The same is with Walmart where they created the economic condition of people not having good paying jobs by putting all the American manufacturers out of business. If every company in the country all decided to put every one on part time and gave no sick or vacation time, you would be sitting here saying thats what the market is able to bare but that isn't the case, that market is forced on us and we would be about as free as slaves were to say otherwise until, we once again unionized and told them to suck it.

So you are saying that Walmart demanding that a city tear down an occupied strip mall, build them a new store, give them tax incentives lower than any other business in the community and then making that community divert funding for schools and other services to build and support that Walmart is the free market?? I don't know much about economics but that isn't the "free market".

Patrick M said...

Wow. I actually had to read up on the savings and loan scandal to answer you. What I found was a story of regulation, deregulation, and reregulation. How that ties into monopolies (where a little government intervention is actually good) is a little unclear.

As for unions, if the conditions return where unions are needed, they will return. Businesses are motivated now to keep unions out, primarily by taking care of employees. But if you want a business practice to go after, look at the temporary labor market. If I get motivated, I might just do a post on it.

The basic jist is this: companies have a certain percentage of employees, and a certain number of workers from employment agencies. They train, test, and weed out the numbers, hiring a fraction as full-time employees. This saves them time in hiring, HR, and benefits.

If you want to investigate that one and come up with a post, I'm sure you might get some more agreement from me, as I worked like that for a year.

But back to Wal-Mart. They force no one. If no one wanted Wal-Mart, they would fail and go out of business. It's that simple. They're in business because they deliver what people want. And cities want them there because they bring in money.

That's how it's supposed to work.

Toad734 said...

Cities fear them that they will shut down all the local businesses and take all the tax revenues with them. Chicago most certainly didn't want Wal-Mart and we almost kept them out for good but this is Chicago and someone got paid under the table and now there is a single Walmart in the city but I don't think we got boned as hard as Denver or other cities did because people in Chicago would not travel out of the city to shop at a Walmart.
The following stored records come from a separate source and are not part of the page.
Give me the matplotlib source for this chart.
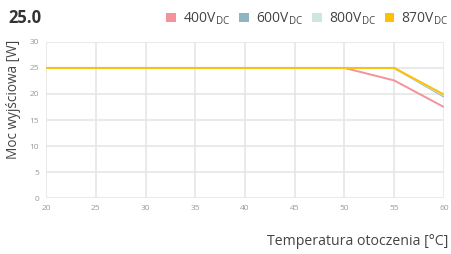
import matplotlib
matplotlib.use("Agg")
import matplotlib.pyplot as plt
from matplotlib.patches import Patch

plt.rcParams['font.family'] = ['Open Sans', 'DejaVu Sans']

temps = [20, 25, 30, 35, 40, 45, 50, 55, 60]
p400 = [25, 25, 25, 25, 25, 25, 25, 22.6, 17.5]
p600 = [25, 25, 25, 25, 25, 25, 25, 25, 19.5]
p800 = [25, 25, 25, 25, 25, 25, 25, 25, 19.7]
p870 = [25, 25, 25, 25, 25, 25, 25, 25, 19.9]
labels = ["400", "600", "800", "870"]
colors = ["#F4939A", "#8FB5BF", "#CFE6DF", "#FFC000"]
xticks = [20, 25, 30, 35, 40, 45, 50, 55, 60]
yticks = [0, 5, 10, 15, 20, 25, 30]

fig = plt.figure(figsize=(4.52, 2.54), dpi=100)
ax = fig.add_axes([0.102, 0.220, 0.880, 0.615])
for series, c in zip([p400, p600, p800, p870], colors):
    ax.plot(temps, series, color=c, lw=1.4, solid_capstyle='butt')
ax.set_xlim(20, 60)
ax.set_ylim(0, 30)
ax.set_xticks(xticks)
ax.set_yticks(yticks)
ax.grid(True, color="#E6E6E6", lw=1.2)
ax.set_axisbelow(True)
for s in ax.spines.values():
    s.set_visible(False)
ax.tick_params(length=0, labelsize=6, colors="#9A9A9A", pad=5)
ax.set_ylabel("Moc wyjściowa [W]", fontsize=9.8, color="#444444")
ax.yaxis.set_label_coords(-0.063, 0.63)
fig.text(0.993, 0.035, "Temperatura otoczenia [°C]", ha='right', va='baseline',
         fontsize=10.2, color="#444444")
fig.text(0.018, 0.91, "25.0", fontsize=12, fontweight='bold', color="#333333",
         va='baseline')

handles = [Patch(facecolor=c, edgecolor='none') for c in colors]
leg_labels = [f"{l}V$_{{\\mathregular{{DC}}}}$" for l in labels]
fig.legend(handles, leg_labels, loc='upper right', bbox_to_anchor=(1.02, 1.008),
           ncol=4, frameon=False, fontsize=10, handlelength=0.7, handleheight=0.7,
           handletextpad=0.5, columnspacing=0.65, labelcolor="#444444")
fig.savefig("out.png", dpi=100)
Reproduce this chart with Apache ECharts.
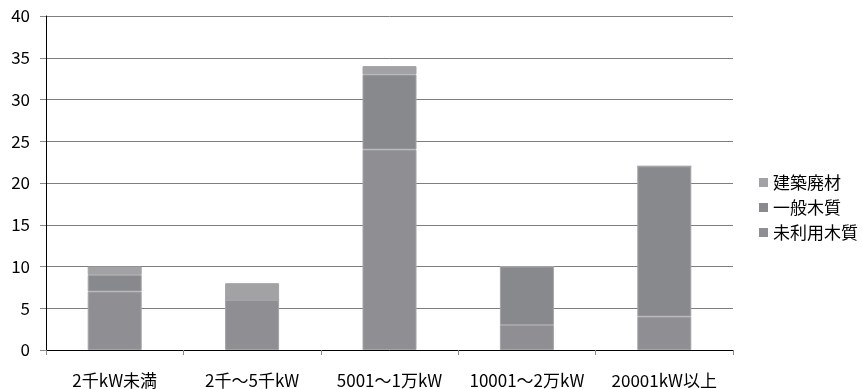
<!DOCTYPE html>
<html>
<head>
<meta charset="utf-8">
<script src="https://cdn.jsdelivr.net/npm/echarts@6/dist/echarts.min.js"></script>
<style>
  html, body { margin: 0; padding: 0; background: #fff; }
  #chart { width: 862px; height: 389px; }
</style>
</head>
<body>
<div id="chart"></div>
<script>
// Plant output classes
const categories = ['2千kW未満', '2千～5千kW', '5001～1万kW', '10001～2万kW', '20001kW以上'];
// Number of plants by fuel type (stacked bottom to top)
const unusedWood = [7, 6, 24, 3, 4];     // 未利用木質
const generalWood = [2, 0, 9, 7, 18];    // 一般木質
const demolition = [1, 2, 1, 0, 0];      // 建築廃材
const yTicks = [0, 5, 10, 15, 20, 25, 30, 35, 40];

const font = '"Noto Sans CJK JP", "Noto Sans", sans-serif';
const sep = { borderColor: '#a4a4a8', borderWidth: 1 };

function bar(name, data, color) {
  return {
    name, type: 'bar', stack: 'total', data,
    barWidth: 54,
    itemStyle: Object.assign({ color }, sep),
    emphasis: { disabled: true }
  };
}

const chart = echarts.init(document.getElementById('chart'));
chart.setOption({
  animation: false,
  textStyle: { fontFamily: font },
  grid: { left: 46, right: 129, top: 16, bottom: 39, containLabel: false },
  legend: {
    orient: 'vertical', left: 754, top: 169,
    itemWidth: 9, itemHeight: 9, itemGap: 8,
    icon: 'rect',
    textStyle: { fontFamily: font, fontSize: 17, color: '#000' },
    data: [
      { name: '建築廃材', itemStyle: { color: '#a2a2a5', borderWidth: 0 } },
      { name: '一般木質', itemStyle: { color: '#8a8a8e', borderWidth: 0 } },
      { name: '未利用木質', itemStyle: { color: '#8f8f93', borderWidth: 0 } }
    ]
  },
  xAxis: {
    type: 'category', data: categories,
    axisLine: { lineStyle: { color: '#000', width: 1 } },
    axisTick: { show: true, length: 5, lineStyle: { color: '#888' } },
    axisLabel: { color: '#000', fontSize: 17, margin: 22, interval: 0, fontFamily: font }
  },
  yAxis: {
    type: 'value', min: yTicks[0], max: yTicks[yTicks.length - 1], interval: 5,
    axisLine: { show: true, lineStyle: { color: '#000', width: 1 } },
    axisTick: { show: true, length: 6, lineStyle: { color: '#888' } },
    axisLabel: { color: '#000', fontSize: 17, margin: 16, fontFamily: font },
    splitLine: { lineStyle: { color: '#7e7e7e', width: 1 } }
  },
  series: [
    bar('未利用木質', unusedWood, '#8f8f93'),
    bar('一般木質', generalWood, '#88898d'),
    bar('建築廃材', demolition, '#a2a2a5')
  ]
});
</script>
</body>
</html>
And yes, the lesson of the S&L scandal is that regulations were in place for a reason. Sure without those regulations people can get rich off the pyramid schemes but eventually we, the tax payers end up paying billions for it as we did in the 80s. The other lesson in that is no regulation is bad and that when you leave raw capitalism to govern itself you end up with the housing and banking crisis we face today and the Enrons, Ken Lays and Charles Keatings of the world.

Patrick M said...

Ah, now the story is fleshed out a little. I'm guessing there were some money and politics going on in Chicago trying to keep Wal-Mart out. If I'm correct (and I usually am), Chicago is pretty liberal, especially with union influence.

This reminds me of a situation just south of me, in Sidney, Ohio. Wal-Mart was building one of their superstores to replace their old store, adding on the groceries. On the same strip was a Kroger store. The union that controlled the Kroger store was out protesting the Wal-Mart. Now they compete side-by-side, but I have not set foot in that Kroger since then.

So my guess is that the anti-Wal-Mart sentiment stems from being in a pro-union area that despises Wal-Mart and their ability to keep unions out.

But that's just a guess.

And as I said, it was the constantly shifting regulations that led to the S&L scandal. There were many things, but the regulatory atmosphere caused things to get so out of whack that when the rules were changed, then changed again, and again, and then suddenly taken away, the criminals stepped up.

As I continue saying, it's the constant intervention that throws things out of equilibrium.